• [Work to complete]: Exclude pictures. Extract exactly the lines from the one that contains "Convert this chart to Plotly code." down to the one that contains "fig = go.Figure()", both included.

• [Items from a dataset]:

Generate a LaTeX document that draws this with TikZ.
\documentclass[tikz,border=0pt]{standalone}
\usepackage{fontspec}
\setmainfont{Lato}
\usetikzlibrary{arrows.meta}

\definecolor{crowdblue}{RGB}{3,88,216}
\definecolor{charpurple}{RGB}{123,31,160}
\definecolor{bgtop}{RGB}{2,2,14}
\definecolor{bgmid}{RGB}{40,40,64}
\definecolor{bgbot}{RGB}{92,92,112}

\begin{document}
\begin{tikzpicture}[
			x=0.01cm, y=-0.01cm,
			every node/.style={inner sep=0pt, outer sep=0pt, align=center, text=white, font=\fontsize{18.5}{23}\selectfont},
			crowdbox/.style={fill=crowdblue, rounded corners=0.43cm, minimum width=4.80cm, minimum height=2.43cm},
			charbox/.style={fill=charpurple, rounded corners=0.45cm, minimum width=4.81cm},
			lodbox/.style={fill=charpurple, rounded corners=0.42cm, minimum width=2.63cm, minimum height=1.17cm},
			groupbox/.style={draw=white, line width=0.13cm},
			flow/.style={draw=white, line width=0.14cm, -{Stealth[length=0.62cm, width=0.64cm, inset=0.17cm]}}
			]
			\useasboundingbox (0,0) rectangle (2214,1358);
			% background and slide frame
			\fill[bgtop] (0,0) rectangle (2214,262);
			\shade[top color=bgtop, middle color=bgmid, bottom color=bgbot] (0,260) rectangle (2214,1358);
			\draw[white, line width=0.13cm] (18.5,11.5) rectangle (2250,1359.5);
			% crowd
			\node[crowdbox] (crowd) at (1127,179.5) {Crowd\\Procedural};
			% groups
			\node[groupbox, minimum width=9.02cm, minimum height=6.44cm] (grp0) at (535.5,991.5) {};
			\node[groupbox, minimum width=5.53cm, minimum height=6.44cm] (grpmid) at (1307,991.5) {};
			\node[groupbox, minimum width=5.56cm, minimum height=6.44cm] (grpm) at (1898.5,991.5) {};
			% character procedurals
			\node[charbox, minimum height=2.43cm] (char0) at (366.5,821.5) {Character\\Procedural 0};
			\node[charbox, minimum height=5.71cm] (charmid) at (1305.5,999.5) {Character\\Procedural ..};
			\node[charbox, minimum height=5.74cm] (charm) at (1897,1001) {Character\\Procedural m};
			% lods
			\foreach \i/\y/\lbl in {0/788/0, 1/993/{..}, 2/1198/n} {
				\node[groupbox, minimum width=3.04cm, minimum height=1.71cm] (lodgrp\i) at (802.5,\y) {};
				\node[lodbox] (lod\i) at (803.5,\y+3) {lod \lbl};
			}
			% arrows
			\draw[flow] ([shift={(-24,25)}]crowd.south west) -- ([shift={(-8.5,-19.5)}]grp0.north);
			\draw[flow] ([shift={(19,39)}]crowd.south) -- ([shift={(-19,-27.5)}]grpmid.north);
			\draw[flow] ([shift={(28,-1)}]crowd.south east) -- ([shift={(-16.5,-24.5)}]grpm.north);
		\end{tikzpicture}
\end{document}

...

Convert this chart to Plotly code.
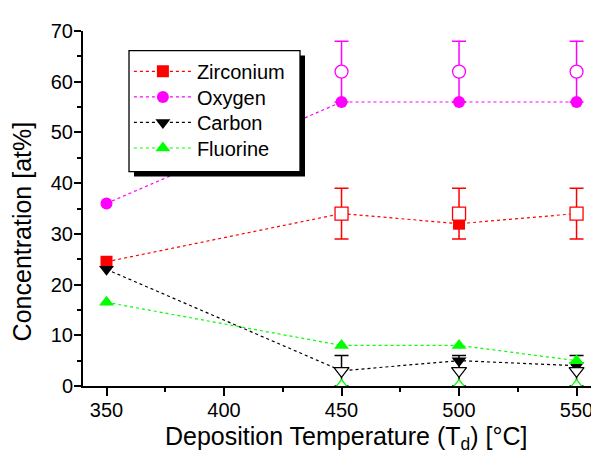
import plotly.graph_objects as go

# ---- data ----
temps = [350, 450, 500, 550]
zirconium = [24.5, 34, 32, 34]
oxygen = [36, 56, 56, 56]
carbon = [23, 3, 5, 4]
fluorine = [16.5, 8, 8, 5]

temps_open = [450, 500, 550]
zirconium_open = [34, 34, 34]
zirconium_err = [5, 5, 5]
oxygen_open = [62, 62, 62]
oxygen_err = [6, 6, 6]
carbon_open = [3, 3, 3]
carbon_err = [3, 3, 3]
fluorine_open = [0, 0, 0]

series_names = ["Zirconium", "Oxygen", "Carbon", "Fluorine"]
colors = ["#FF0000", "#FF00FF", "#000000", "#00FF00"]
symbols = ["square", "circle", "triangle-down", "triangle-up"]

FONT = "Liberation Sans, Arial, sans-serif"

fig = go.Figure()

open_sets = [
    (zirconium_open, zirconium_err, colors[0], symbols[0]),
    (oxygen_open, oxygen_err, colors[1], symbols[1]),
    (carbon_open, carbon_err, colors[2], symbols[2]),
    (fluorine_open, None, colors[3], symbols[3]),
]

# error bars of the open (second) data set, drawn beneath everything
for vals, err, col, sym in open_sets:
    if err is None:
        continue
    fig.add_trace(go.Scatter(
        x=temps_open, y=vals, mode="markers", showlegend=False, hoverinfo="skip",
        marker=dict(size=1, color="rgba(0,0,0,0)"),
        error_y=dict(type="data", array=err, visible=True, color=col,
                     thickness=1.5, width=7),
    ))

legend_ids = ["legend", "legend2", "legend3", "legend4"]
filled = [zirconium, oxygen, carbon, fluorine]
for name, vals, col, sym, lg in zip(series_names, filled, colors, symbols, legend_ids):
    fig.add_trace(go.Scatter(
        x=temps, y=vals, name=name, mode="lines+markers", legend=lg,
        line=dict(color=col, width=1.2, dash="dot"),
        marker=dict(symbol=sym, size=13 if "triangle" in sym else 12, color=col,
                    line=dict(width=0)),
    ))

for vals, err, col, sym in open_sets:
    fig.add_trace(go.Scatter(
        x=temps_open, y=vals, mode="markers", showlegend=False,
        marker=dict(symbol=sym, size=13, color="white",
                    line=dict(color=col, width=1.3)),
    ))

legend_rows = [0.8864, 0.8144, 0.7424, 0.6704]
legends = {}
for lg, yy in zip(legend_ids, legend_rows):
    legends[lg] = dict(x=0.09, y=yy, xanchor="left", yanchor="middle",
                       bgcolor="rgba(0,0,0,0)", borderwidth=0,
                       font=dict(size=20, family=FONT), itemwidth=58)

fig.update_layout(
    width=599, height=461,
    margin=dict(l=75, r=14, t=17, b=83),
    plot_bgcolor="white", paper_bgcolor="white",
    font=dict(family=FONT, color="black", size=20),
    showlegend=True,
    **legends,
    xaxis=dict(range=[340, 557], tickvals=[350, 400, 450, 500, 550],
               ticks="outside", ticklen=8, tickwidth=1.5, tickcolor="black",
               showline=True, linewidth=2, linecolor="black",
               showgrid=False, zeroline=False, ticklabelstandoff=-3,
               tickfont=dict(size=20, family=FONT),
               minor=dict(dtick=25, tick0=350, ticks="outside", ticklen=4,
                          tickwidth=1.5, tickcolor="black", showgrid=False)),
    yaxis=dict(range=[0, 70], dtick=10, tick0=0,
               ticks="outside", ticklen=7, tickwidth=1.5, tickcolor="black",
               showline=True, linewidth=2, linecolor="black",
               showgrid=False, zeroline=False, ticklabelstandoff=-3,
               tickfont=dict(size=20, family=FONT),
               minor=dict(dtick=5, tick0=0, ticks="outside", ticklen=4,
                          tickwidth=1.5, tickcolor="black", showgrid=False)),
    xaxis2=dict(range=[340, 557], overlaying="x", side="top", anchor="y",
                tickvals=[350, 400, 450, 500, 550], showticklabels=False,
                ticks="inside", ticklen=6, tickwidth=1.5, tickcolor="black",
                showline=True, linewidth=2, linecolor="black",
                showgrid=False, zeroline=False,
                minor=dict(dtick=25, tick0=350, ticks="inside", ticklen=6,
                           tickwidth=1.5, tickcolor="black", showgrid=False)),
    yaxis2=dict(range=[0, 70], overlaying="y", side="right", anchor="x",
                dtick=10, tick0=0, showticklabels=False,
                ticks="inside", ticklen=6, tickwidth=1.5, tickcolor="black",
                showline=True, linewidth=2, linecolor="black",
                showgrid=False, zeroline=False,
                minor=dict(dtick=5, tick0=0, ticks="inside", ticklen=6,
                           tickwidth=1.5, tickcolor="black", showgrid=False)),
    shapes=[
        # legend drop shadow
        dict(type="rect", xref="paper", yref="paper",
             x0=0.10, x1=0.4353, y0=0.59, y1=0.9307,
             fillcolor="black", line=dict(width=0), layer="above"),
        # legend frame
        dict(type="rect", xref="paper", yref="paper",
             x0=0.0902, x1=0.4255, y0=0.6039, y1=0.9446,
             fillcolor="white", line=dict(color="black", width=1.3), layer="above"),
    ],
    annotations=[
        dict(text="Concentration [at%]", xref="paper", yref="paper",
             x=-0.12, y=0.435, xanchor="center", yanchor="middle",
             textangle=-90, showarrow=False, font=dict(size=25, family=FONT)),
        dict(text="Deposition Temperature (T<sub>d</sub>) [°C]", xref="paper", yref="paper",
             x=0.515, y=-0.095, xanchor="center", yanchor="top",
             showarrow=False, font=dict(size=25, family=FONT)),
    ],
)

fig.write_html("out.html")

• [Exercise response]:
Convert this chart to Plotly code.
import plotly.graph_objects as go

# ---- data ----
temps = [350, 450, 500, 550]
zirconium = [24.5, 34, 32, 34]
oxygen = [36, 56, 56, 56]
carbon = [23, 3, 5, 4]
fluorine = [16.5, 8, 8, 5]

temps_open = [450, 500, 550]
zirconium_open = [34, 34, 34]
zirconium_err = [5, 5, 5]
oxygen_open = [62, 62, 62]
oxygen_err = [6, 6, 6]
carbon_open = [3, 3, 3]
carbon_err = [3, 3, 3]
fluorine_open = [0, 0, 0]

series_names = ["Zirconium", "Oxygen", "Carbon", "Fluorine"]
colors = ["#FF0000", "#FF00FF", "#000000", "#00FF00"]
symbols = ["square", "circle", "triangle-down", "triangle-up"]

FONT = "Liberation Sans, Arial, sans-serif"

fig = go.Figure()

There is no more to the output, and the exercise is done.